Des Toiles comme des Etoiles : 3ème dimanche de l’Avent, le prophète Isaïe par Marc Chagall

PREMIÈRE LECTURE

« Je tressaille de joie dans le Seigneur »
(Is 61, 1-2a.10-11)

L’ange couleur de feu l’embrasse. Sa grande main droite caresse le menton du prophète, ses larges ailes sont étendues par le vent. Sa robe est ample et féminine, avec des plis abondants déployés. Il semble dominer la composition, sans doute parce que l’artiste n’a jamais figuré directement Dieu par respect pour la tradition juive. C’est justement sous cette forme de l’ange qu’il représente indirectement la présence divine.

Isaïe, respectueux, s’incline en fléchissant le genou. Son visage méditatif, lumineux, à la dominante verte – couleur de l’espérance ? – semble plongé dans une profonde méditation.  La barbe longue signifie la vieillesse et la sagesse.

Chagall l’utilise ici comme le signe essentiel qui distingue le prophète-sage. Une autre convention, celle du parchemin déplié, est également présente. Les paroles divines qui lui sont inspirées par l’ange sont déjà inscrites, comme coiffées par sa grande main ouverte.

Mar Chagall – Le prophète Isaïe – Huile sur toile, 1968

A travers cette composition, Chagall nous relate les événements de l’Histoire du Salut. 

La Crucifixion est ici évoquée en arrière-plan, sur la gauche. Car c’est par sa mort et sa résurrection que le Christ, à Jérusalem, réalise la prophétie d’Isaïe, devant cette foule, « multitude des peuples », rassemblée plus bas :

« toutes ces nations afflueront vers elle, des peuples nombreux se mettront en marche, et ils diront : ‘ Venez, montons à la montagne du Seigneur, au temple du Dieu de Jacob ».

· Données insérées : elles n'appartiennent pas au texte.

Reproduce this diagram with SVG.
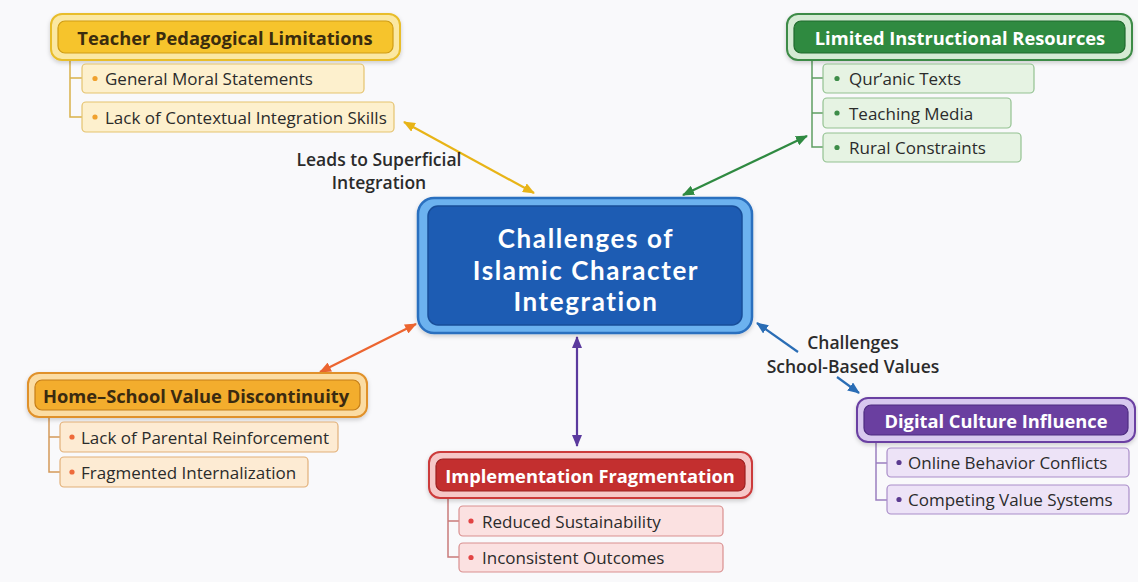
<svg xmlns="http://www.w3.org/2000/svg" width="1138" height="582" viewBox="0 0 1138 582">
<defs>
<style>
.t{font-family:"Open Sans","Liberation Sans",sans-serif}
.h{font-size:18.3px;font-weight:700;text-anchor:middle;dominant-baseline:central}
.s{font-size:17px;font-weight:400;fill:#2b2b2b;dominant-baseline:central}
.lbl{font-size:17.5px;font-weight:600;fill:#2b2b2b;text-anchor:middle}
.c{font-family:Lato,"Open Sans",sans-serif;font-size:26px;font-weight:700;letter-spacing:1.6px;fill:#ffffff;text-anchor:middle}
.br{fill:none;stroke-width:1.5}
.cn{fill:none;stroke-width:2.2}
</style>
<filter id="sh" x="-10%" y="-20%" width="120%" height="150%">
<feDropShadow dx="0" dy="2" stdDeviation="2" flood-color="#000" flood-opacity="0.18"/>
</filter>
<marker id="aY" viewBox="0 0 12 10" refX="11" refY="5" markerWidth="12" markerHeight="10" markerUnits="userSpaceOnUse" orient="auto-start-reverse"><path d="M0,0 L12,5 L0,10 Z" fill="#e8b417"/></marker>
<marker id="aG" viewBox="0 0 12 10" refX="11" refY="5" markerWidth="12" markerHeight="10" markerUnits="userSpaceOnUse" orient="auto-start-reverse"><path d="M0,0 L12,5 L0,10 Z" fill="#2f8a41"/></marker>
<marker id="aO" viewBox="0 0 12 10" refX="11" refY="5" markerWidth="12" markerHeight="10" markerUnits="userSpaceOnUse" orient="auto-start-reverse"><path d="M0,0 L12,5 L0,10 Z" fill="#ec6530"/></marker>
<marker id="aP" viewBox="0 0 12 10" refX="11" refY="5" markerWidth="12" markerHeight="10" markerUnits="userSpaceOnUse" orient="auto-start-reverse"><path d="M0,0 L12,5 L0,10 Z" fill="#5b3a9e"/></marker>
<marker id="aB" viewBox="0 0 12 10" refX="11" refY="5" markerWidth="12" markerHeight="10" markerUnits="userSpaceOnUse" orient="auto-start-reverse"><path d="M0,0 L12,5 L0,10 Z" fill="#2a6db5"/></marker>
</defs>
<rect x="0" y="0" width="1138" height="582" fill="#f9f9fb"/>

<g id="connectors">
<line class="cn" x1="404" y1="122" x2="534" y2="193" stroke="#e8b417" marker-start="url(#aY)" marker-end="url(#aY)"/>
<line class="cn" x1="807" y1="136" x2="683" y2="195" stroke="#2f8a41" marker-start="url(#aG)" marker-end="url(#aG)"/>
<line class="cn" x1="320" y1="372" x2="416" y2="324" stroke="#ec6530" marker-start="url(#aO)" marker-end="url(#aO)"/>
<line class="cn" x1="577" y1="337" x2="577" y2="446" stroke="#5b3a9e" marker-start="url(#aP)" marker-end="url(#aP)"/>
<line class="cn" x1="798" y1="352" x2="757" y2="323" stroke="#2a6db5" marker-end="url(#aB)"/>
<line class="cn" x1="837" y1="377" x2="859" y2="393" stroke="#2a6db5" marker-end="url(#aB)"/>
<text class="t lbl" x="379" y="166">Leads to Superficial</text>
<text class="t lbl" x="379" y="189">Integration</text>
<text class="t lbl" x="853" y="349">Challenges</text>
<text class="t lbl" x="853" y="373">School-Based Values</text>
</g>

<g id="center">
<rect x="418" y="198" width="334" height="135" rx="16" fill="#6cb2ef" stroke="#2a6fbf" stroke-width="2.5" filter="url(#sh)"/>
<rect x="428" y="206" width="314" height="119" rx="10" fill="#1d5cb3" stroke="#174d99" stroke-width="1.5"/>
<text class="c" x="586" y="248">Challenges of</text>
<text class="c" x="586" y="279.5">Islamic Character</text>
<text class="c" x="586" y="311">Integration</text>
</g>

<g id="teacher">
<path class="br" d="M70,60 V117 H82 M70,78 H82" stroke="#d9b14a"/>
<rect x="51" y="14" width="349" height="46" rx="11" fill="#fbe8a2" stroke="#e8bd2c" stroke-width="2" filter="url(#sh)"/>
<rect x="58" y="21" width="335" height="32" rx="7" fill="#f6c42c" stroke="#cf9c14" stroke-width="1.2"/>
<text class="t h" x="225" y="37.5" fill="#3a2c0e">Teacher Pedagogical Limitations</text>
<rect x="82" y="64" width="282" height="29" rx="4" fill="#fdf0cd" stroke="#e5c36f" stroke-width="1.2"/>
<circle cx="95" cy="78.5" r="2.6" fill="#f0a12e"/>
<text class="t s" x="105" y="78.5">General Moral Statements</text>
<rect x="82" y="102" width="312" height="30" rx="4" fill="#fdf0cd" stroke="#e5c36f" stroke-width="1.2"/>
<circle cx="95" cy="117" r="2.6" fill="#f0a12e"/>
<text class="t s" x="105" y="117">Lack of Contextual Integration Skills</text>
</g>

<g id="resources">
<path class="br" d="M812,60 V147 H823 M812,78 H823 M812,113 H823" stroke="#5f9e63"/>
<rect x="787" y="14" width="345" height="46" rx="11" fill="#d5ebd4" stroke="#3d8b47" stroke-width="2" filter="url(#sh)"/>
<rect x="794" y="21" width="331" height="32" rx="7" fill="#2f8a40" stroke="#1f6a2d" stroke-width="1.2"/>
<text class="t h" x="960" y="37.5" fill="#ffffff">Limited Instructional Resources</text>
<rect x="823" y="64" width="211" height="29" rx="4" fill="#e6f3e3" stroke="#93c291" stroke-width="1.2"/>
<circle cx="837" cy="78.5" r="2.6" fill="#3d8c48"/>
<text class="t s" x="849" y="78.5">Qur’anic Texts</text>
<rect x="823" y="98" width="188" height="30" rx="4" fill="#e6f3e3" stroke="#93c291" stroke-width="1.2"/>
<circle cx="837" cy="113" r="2.6" fill="#3d8c48"/>
<text class="t s" x="849" y="113">Teaching Media</text>
<rect x="823" y="133" width="198" height="29" rx="4" fill="#e6f3e3" stroke="#93c291" stroke-width="1.2"/>
<circle cx="837" cy="147.5" r="2.6" fill="#3d8c48"/>
<text class="t s" x="849" y="147.5">Rural Constraints</text>
</g>

<g id="home">
<path class="br" d="M49,417 V472 H60 M49,437 H60" stroke="#d4995a"/>
<rect x="28" y="373" width="339" height="44" rx="11" fill="#fbdca3" stroke="#e0912c" stroke-width="2" filter="url(#sh)"/>
<rect x="35" y="380" width="325" height="30" rx="7" fill="#f3ad2d" stroke="#c57e18" stroke-width="1.2"/>
<text class="t h" x="196" y="395.5" fill="#3a2a10">Home–School Value Discontinuity</text>
<rect x="60" y="422" width="278" height="30" rx="4" fill="#fdebd3" stroke="#e2b079" stroke-width="1.2"/>
<circle cx="72" cy="437" r="2.6" fill="#ee6a3a"/>
<text class="t s" x="81" y="437">Lack of Parental Reinforcement</text>
<rect x="60" y="457" width="248" height="30" rx="4" fill="#fdebd3" stroke="#e2b079" stroke-width="1.2"/>
<circle cx="72" cy="472" r="2.6" fill="#ee6a3a"/>
<text class="t s" x="81" y="472">Fragmented Internalization</text>
</g>

<g id="implementation">
<path class="br" d="M448,498 V557 H459 M448,521 H459" stroke="#c97b7b"/>
<rect x="429" y="452" width="323" height="46" rx="11" fill="#f6c7c7" stroke="#cc3b3b" stroke-width="2" filter="url(#sh)"/>
<rect x="436" y="459" width="309" height="32" rx="7" fill="#c32f2f" stroke="#9c2020" stroke-width="1.2"/>
<text class="t h" x="590" y="475.5" fill="#ffffff">Implementation Fragmentation</text>
<rect x="459" y="506" width="264" height="30" rx="4" fill="#fbe1e1" stroke="#d98f8f" stroke-width="1.2"/>
<circle cx="471" cy="521" r="2.6" fill="#e24444"/>
<text class="t s" x="482" y="521">Reduced Sustainability</text>
<rect x="459" y="543" width="264" height="29" rx="4" fill="#fbe1e1" stroke="#d98f8f" stroke-width="1.2"/>
<circle cx="471" cy="557.5" r="2.6" fill="#e24444"/>
<text class="t s" x="482" y="557.5">Inconsistent Outcomes</text>
</g>

<g id="digital">
<path class="br" d="M876,442 V500 H887 M876,463 H887" stroke="#9a7fc0"/>
<rect x="857" y="398" width="278" height="44" rx="11" fill="#d8c8ef" stroke="#6b41a2" stroke-width="2" filter="url(#sh)"/>
<rect x="864" y="405" width="264" height="30" rx="7" fill="#6a3fa0" stroke="#4d2b80" stroke-width="1.2"/>
<text class="t h" x="996" y="420.5" fill="#ffffff">Digital Culture Influence</text>
<rect x="887" y="448" width="242" height="29" rx="4" fill="#ede3f7" stroke="#a98dc9" stroke-width="1.2"/>
<circle cx="899" cy="462.5" r="2.6" fill="#5a3a90"/>
<text class="t s" x="908" y="462.5">Online Behavior Conflicts</text>
<rect x="887" y="485" width="242" height="29" rx="4" fill="#ede3f7" stroke="#a98dc9" stroke-width="1.2"/>
<circle cx="899" cy="499.5" r="2.6" fill="#5a3a90"/>
<text class="t s" x="908" y="499.5">Competing Value Systems</text>
</g>
</svg>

Ce temple est désormais son corps. Et il est en relation avec une autre prophétie, celle de l’annonce de la naissance du Sauveur : la mère, dans le splendide halo bleuté de son manteau, portant son enfant, située en bas à droite, au bout de la diagonale qui part de la crucifixion, sert d’élément qui relie ces deux parties. La douceur de la maternité annonce, certes, la violence de la croix, mais surtout l’amour infini qui nous est donné :

« C’est pourquoi le Seigneur lui-même vous donnera un signe : Voici, la jeune femme est enceinte, elle va enfanter un fils et elle lui donnera le nom d’Emmanuel » (Is 7,14). 

Cette douceur participe d’ailleurs à l’ambiance paisible de cette partie droite du tableau. L’artiste représente sur la partie droite de la toile la bêtes féroces, les animaux domestiques et l’être humain heureux d’être ensemble, sous la surveillance d’un ange vêtu de blanc.

Pour lui le monde idéal est peint comme un lieu où l’homme, l’animal et l’ange vivent ensemble en paix sous le regard de Dieu, comme dans la parole du livre d’Isaïe :

« Le loup habitera avec l’agneau, la panthère se couchera avec le chevreau. Le veau, le lionceau et la bête grasse iront ensemble, conduits par un petit garçon. […] On ne fera plus de mal ni de violence sur toute ma montagne sainte » (Is 11,5-9).

Le paysage, bien qu’il soit représenté dans le cadre de l’Ancien Testament, ne cherche pas à évoquer seulement l’époque biblique. Pour Chagall, il est le paysage du présent et aussi du futur. Le fait que l’artiste ne précise clairement ni le temps ni l’espace permet de rendre le  message universel et intemporel, comme le message d’Isaïe invite chacun de nous, dans son quotidien, à accueillir la venue du Dieu sauveur et l’avènement de la paix totale.

Comme souvent dans la dernière partie de l’œuvre de Chagall, cette toile, au milieu de la chaleur et du tourbillon de la palette rougeoyante, respire la paix, avec deux personnages principaux qui déploient leurs formes généreuses, au milieu de la douceur d’autres motifs.

C’est aussi un état d’esprit particulier que nous sommes appelés à partager. La figure du crucifiée est présente, mais en arrière-plan. L’artiste regarde maintenant de l’autre côté, du côté de la vie. Sa peinture témoigne de la lumière du message de la Bible qui est l’héritage commun entre le judaïsme et le christianisme.

Nous avons à faire nôtre l’espérance et l’endurance du peuple d’Israël qui marche vers la ville sainte, vers la lumière, qui se laisse enseigner par la Parole de Dieu. Accueillons celui qui vient au-devant de nous ; accueillons la miséricorde du Fils de l’homme.